Some Principles of Presentations and Pitches
post # 196 — September 21, 2006 — a Client Relations post
When giving a presentation, you can focus on one of three things: your material (we must cover all these slides), yourself (let me impress you), or your audience (let me serve you in some way). Guess which it should be.
Make sure you address the audience’s needs, concerns, wants — not yours. They will give you back what you want if you serve them first.
Nothing is more guaranteed to lose an audience than forcing them to sit in a darkened room watching someone go through a fixed, invariant set of slides, no matter how insightful or attractive. Turn the house lights full up so you can see everyone. Hand out copies of all your slides in advance. Work to EARN your audience’s attention. Don’t try to control their attention – they will just resent it.
If you get through all your material, the presentation is a failure. If you cover your all of your material, you obviously did not engage and were not interrupted enough by the audience’s questions.
Clear exposition is rare and immensely valuable; get all the help you can get. Rehearse with an audience who have been given permission to critique.
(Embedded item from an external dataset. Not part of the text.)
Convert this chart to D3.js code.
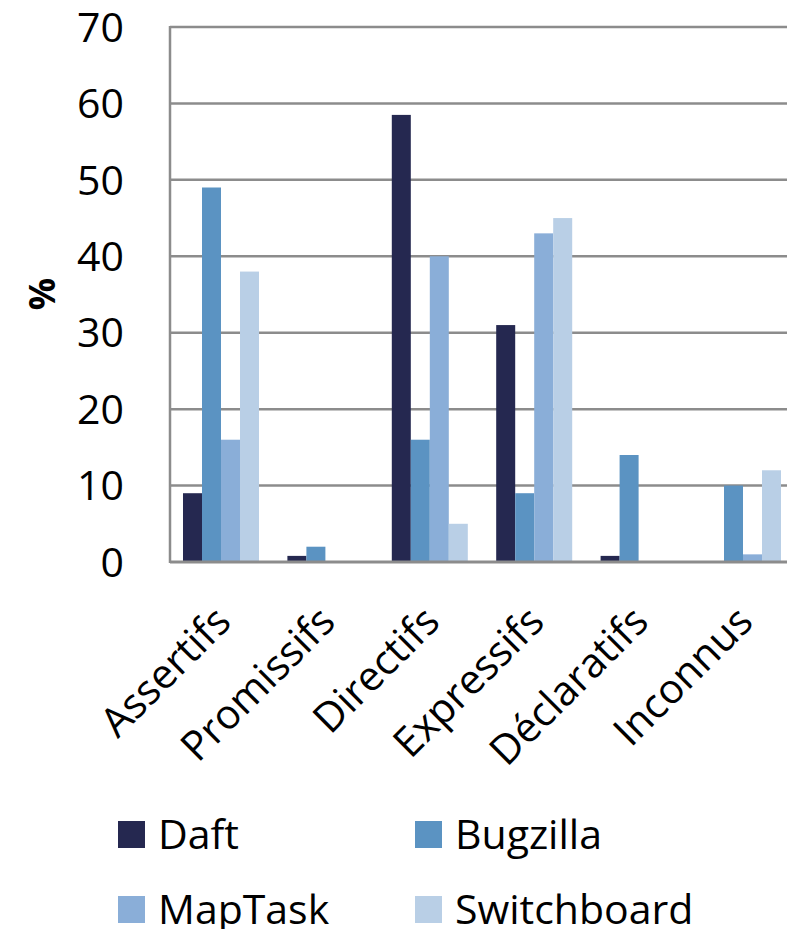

When giving a presentation, write down in advance (just for your own benefit) the major points you want your audience to walk away with. If it doesn’t fit on one small card, your presentation is too unfocused.
Don’t underestimate the value of a nicely turned phase: Make it memorable! Try to find the phrase that summarizes the paragraph, the slogan that summarizes the key thought, the restatement that reminds them of your theme. Open with it. End with it.
Agreements? Disagreements? Other thoughts?
Laura Hunter said:
Re: your last two points — a former professor of mine (Lee Heubner) wrote for President Nixon and told us that every speech would come back with a phrase in red grease-pencil, “Where’s tomorrow’s headline?”… meaning, “write me an elegant, memorable phrase that sums up what I’m trying to say so the reporter doesn’t have to think too hard.” Keeping that in mind as I write/edit has certainly helped me keep it more focused.